Sunday, January 16, 2011

Inflation dip to 8.58 per cent

Story: Maxwell Adombila Akalaare


ANNUALISED rate inflation declined further to 8.58 per cent for the month of December last year from November’s figure of 9.08. The decline represents a 0.50 percentage lower than the previous month’s figure.
This indicated that the rate at which average prices of goods and services changed in the country declined by 1.13 per cent from November to December.
Announcing the figures at a news conference in Accra yesterday, the Director of Economic and Industrial Statistics at the Ghana Statistical Service, Mr Magnus Ebo Duncan, said “the downward pressure could be attributed to both food and non-food components of the Consumer Price Index (CPI).

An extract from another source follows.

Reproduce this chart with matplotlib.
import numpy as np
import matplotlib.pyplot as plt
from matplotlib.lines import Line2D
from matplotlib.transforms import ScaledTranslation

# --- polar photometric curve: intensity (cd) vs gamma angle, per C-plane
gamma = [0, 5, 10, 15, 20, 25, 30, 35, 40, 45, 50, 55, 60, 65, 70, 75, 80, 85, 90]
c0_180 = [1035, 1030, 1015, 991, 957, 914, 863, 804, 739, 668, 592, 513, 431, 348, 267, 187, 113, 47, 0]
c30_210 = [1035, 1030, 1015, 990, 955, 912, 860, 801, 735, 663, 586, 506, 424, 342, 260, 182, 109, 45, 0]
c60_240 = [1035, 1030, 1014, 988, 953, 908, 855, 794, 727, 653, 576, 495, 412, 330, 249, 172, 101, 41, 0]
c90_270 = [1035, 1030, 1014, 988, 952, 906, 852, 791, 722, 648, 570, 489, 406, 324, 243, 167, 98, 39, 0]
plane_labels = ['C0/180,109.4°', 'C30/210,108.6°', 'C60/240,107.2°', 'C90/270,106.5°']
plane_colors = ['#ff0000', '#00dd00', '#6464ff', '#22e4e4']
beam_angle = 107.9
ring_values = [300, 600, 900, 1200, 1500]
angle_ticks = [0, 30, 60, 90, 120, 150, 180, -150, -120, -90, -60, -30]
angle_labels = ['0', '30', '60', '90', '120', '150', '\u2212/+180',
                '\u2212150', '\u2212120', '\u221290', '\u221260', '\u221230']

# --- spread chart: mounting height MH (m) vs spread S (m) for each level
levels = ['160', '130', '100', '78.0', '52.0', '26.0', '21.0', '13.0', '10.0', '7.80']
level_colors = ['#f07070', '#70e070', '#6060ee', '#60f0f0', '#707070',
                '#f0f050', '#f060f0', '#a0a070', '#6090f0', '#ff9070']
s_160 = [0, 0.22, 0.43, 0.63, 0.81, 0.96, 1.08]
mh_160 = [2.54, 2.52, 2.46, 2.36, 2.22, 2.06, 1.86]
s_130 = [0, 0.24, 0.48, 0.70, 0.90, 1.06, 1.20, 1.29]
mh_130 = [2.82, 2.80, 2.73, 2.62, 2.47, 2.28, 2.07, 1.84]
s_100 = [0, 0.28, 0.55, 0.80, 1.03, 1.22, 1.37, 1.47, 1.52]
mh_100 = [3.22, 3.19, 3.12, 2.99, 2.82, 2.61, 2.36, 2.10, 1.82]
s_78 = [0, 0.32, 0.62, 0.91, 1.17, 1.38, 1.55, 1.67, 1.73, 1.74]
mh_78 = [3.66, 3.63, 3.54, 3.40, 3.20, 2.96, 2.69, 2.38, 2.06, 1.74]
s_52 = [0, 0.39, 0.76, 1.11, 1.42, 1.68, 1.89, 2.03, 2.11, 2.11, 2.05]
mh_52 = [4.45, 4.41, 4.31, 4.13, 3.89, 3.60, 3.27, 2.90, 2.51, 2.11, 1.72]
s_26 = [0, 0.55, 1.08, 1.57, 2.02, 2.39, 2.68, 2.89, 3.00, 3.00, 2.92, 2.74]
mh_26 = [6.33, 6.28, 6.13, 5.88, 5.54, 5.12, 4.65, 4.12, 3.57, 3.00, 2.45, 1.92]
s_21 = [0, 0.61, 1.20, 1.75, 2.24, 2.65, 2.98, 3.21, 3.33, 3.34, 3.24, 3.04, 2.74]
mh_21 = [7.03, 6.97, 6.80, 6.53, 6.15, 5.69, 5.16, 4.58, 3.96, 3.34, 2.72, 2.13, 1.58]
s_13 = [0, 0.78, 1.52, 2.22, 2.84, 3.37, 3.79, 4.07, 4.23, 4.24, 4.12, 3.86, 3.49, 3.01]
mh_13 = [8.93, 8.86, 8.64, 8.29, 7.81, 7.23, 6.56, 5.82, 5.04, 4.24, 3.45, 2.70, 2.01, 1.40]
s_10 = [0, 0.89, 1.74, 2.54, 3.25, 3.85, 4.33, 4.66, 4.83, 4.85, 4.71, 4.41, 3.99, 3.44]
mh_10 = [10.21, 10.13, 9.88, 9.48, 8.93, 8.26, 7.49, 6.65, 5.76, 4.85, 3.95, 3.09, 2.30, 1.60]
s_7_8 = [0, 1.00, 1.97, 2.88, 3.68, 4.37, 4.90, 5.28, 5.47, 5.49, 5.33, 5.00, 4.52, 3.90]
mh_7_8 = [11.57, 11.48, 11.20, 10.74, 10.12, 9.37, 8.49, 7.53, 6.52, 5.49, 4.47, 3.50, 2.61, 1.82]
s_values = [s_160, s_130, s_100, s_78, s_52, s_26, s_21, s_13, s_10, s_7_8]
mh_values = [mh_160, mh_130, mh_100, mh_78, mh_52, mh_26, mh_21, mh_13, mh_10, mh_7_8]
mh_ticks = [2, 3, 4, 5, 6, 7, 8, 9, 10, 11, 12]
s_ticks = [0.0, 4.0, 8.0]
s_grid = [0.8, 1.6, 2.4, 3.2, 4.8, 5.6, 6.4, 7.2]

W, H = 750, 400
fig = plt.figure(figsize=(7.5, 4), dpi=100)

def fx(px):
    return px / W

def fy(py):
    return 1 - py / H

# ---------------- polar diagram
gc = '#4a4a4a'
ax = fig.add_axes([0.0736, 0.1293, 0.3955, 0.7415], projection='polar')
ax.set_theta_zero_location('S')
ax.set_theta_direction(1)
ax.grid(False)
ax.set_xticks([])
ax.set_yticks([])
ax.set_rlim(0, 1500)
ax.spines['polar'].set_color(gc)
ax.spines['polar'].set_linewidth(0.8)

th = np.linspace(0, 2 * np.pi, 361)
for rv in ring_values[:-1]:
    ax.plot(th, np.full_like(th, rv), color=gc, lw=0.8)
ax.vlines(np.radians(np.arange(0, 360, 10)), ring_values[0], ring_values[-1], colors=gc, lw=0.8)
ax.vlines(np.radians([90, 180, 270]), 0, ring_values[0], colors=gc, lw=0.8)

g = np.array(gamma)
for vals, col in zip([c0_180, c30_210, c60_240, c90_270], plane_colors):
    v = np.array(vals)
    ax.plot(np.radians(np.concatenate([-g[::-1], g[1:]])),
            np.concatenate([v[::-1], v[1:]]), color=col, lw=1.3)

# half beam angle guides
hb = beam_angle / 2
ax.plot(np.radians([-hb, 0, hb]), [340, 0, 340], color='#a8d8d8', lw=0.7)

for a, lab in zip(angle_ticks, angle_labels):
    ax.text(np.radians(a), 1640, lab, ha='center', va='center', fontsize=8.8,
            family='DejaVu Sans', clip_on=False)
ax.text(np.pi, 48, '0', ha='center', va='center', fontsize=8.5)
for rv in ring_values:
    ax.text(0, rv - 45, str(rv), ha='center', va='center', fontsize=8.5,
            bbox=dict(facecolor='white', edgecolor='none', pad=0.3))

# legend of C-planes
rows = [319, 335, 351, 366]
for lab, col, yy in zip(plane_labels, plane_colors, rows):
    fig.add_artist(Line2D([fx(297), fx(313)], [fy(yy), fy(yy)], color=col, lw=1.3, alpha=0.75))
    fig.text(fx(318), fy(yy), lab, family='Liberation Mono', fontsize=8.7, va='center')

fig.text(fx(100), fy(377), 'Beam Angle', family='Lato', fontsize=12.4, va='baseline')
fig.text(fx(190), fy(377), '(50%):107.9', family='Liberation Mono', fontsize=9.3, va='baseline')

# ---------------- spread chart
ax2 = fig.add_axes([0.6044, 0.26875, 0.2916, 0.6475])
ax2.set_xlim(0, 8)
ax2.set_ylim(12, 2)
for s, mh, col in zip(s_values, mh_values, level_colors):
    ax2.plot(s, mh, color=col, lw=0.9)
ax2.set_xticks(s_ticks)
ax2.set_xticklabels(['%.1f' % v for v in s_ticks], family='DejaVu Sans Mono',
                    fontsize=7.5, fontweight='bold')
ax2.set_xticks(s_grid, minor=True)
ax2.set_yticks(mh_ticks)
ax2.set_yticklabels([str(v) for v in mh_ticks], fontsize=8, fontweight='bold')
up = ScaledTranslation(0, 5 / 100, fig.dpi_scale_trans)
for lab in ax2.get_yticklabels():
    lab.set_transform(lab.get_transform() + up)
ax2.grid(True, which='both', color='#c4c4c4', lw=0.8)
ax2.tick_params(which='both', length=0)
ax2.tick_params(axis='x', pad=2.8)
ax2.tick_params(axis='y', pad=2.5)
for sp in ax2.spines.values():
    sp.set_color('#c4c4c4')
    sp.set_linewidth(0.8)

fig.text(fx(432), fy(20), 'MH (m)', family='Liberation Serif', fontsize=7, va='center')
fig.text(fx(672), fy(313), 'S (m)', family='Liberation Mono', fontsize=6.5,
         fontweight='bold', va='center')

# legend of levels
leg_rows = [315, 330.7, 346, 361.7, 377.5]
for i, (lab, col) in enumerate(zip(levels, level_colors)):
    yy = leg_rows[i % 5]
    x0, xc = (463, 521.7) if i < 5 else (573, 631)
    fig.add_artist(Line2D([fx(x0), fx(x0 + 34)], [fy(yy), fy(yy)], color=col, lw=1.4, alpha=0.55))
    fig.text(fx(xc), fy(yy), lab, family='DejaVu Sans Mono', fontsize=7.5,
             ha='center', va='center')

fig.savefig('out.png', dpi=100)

The last time the Ghanaian economy recorded inflation figure in the 8 per cent digit was way back in June 1992 which recorded an inflation rate of 8.40 per cent.
Mr Ebo Duncan of the GSS attributed the further decline to the stable food prices and exchange rates experienced within the period.

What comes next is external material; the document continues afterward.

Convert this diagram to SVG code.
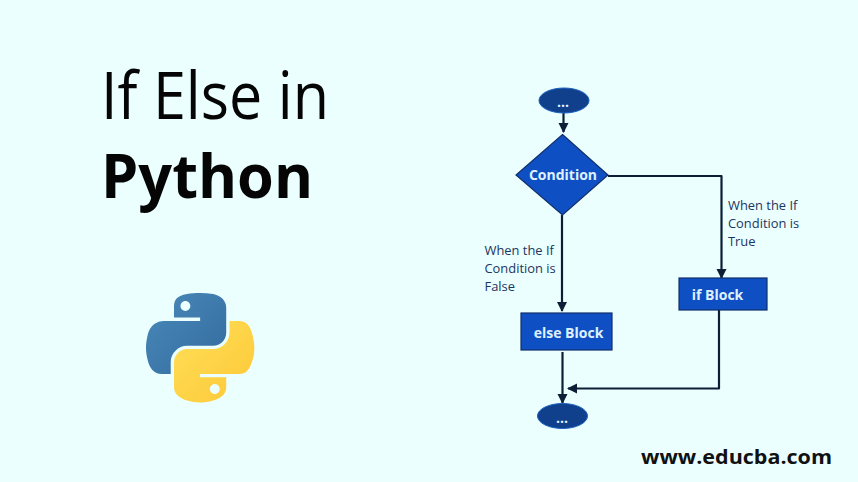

The GSS’s Consumer Price Index (CPI), which records the average monthly changes in price levels relative to the 2002 reference period, indicated that mineral waters, soft drinks and juices, jam, chocolate and fruits recorded the highest inflation rates in the food and non-alcoholic beverages group.

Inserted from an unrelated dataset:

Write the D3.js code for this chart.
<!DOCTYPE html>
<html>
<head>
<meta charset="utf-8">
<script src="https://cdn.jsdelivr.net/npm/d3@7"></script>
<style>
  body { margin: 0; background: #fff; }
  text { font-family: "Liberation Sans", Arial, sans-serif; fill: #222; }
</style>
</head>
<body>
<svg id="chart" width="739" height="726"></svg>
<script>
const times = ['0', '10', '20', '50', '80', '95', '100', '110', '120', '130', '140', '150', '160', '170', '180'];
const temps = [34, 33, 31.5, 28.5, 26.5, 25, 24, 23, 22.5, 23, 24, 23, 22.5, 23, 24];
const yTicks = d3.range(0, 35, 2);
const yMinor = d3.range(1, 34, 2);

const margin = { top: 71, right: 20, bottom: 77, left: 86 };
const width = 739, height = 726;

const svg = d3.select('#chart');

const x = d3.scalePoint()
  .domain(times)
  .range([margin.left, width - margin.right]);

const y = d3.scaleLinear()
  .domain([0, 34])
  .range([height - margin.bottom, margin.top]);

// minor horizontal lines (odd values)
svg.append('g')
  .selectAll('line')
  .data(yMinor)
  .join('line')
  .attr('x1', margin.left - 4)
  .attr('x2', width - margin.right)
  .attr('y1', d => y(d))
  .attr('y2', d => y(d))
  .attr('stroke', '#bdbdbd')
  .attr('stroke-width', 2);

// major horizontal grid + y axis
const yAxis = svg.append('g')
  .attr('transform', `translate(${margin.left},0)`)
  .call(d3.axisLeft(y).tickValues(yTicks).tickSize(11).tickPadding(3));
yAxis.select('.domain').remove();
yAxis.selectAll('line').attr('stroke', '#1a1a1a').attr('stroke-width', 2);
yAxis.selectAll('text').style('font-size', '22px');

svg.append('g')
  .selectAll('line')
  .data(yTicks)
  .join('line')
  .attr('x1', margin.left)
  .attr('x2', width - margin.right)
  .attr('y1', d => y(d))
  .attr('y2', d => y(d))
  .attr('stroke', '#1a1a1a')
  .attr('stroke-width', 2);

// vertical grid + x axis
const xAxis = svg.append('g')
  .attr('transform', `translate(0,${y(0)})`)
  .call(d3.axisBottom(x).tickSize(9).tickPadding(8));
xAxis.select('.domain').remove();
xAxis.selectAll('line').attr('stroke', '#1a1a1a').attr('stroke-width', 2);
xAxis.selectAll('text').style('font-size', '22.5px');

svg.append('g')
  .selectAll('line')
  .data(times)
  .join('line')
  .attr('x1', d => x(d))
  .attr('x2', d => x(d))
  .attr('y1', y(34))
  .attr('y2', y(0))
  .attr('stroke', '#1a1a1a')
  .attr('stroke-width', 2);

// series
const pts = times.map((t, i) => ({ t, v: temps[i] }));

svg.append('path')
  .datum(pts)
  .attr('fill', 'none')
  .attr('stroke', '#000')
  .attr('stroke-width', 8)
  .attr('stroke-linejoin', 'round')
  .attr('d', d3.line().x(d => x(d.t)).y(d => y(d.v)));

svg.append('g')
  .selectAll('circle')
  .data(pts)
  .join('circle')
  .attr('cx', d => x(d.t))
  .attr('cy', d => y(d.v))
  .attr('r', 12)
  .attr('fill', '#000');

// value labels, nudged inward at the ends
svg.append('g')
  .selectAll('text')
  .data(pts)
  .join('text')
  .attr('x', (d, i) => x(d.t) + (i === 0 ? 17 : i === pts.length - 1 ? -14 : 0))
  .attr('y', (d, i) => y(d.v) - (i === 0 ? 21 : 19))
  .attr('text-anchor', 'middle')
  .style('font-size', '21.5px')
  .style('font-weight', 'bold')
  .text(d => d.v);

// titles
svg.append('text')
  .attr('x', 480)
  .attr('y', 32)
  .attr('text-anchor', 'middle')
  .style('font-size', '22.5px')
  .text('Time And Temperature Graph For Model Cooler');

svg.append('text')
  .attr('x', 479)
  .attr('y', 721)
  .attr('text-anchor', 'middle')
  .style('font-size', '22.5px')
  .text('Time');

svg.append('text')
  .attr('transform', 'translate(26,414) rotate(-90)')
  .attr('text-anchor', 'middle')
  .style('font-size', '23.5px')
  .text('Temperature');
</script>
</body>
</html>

Education and communication also recorded “the lowest and most stable inflation rates during the year” in the non-food group, Mr Duncan explained further.
In the regional CPI, Mr Duncan said Greater Accra recorded the highest rate of 13.5 per cent followed by Upper East and West with 10.92 per cent while Volta Region recorded the least of 5.97.
For the past one and half years, monthly inflation rates in the country have consistently dipped, starting from a 20.74 percentage rate recorded in June 2009.
The highest marginal fall of the monthly CPI within the 18-month period was recorded between March and April when the figure fell by 1.6 percentage points, from 13.32 in March to 10.68 per cent in April.
The cumulative decline from January to December 2010, according to Mr Duncan, stood at 6.20 per cent.
Ebo Duncan, Director of Economic and Industrial Statistics at the Ghana Statistical Service


The Director of the Economic and Industrial Statistics attributed the consistent downward pressure on inflation to the food and non-alcoholic beverages group and the non-food group.
Both groups, he said recorded “single digit inflation rates throughout the year”.
Ghana’s inflation rates hit a record high in the 1980s, recording over 100 per cent monthly rates after recording 1.7 per cent in 1962, the least in the inflation records of the country so far.
Since then, inflation rates have remained inconsistent, normally hovering below 30 and 10.
The rate, however, remained consistent from June 2009, dropping from a double digit to a single one.
With the current trend in inflation, the country rocks shoulders with fellow African countries such as Malawi, Tanzania, Zambia, South Africa, Uganda, Kenya and the likes who had also consistently maintained clean sheets of single digit inflation rates throughout 2010.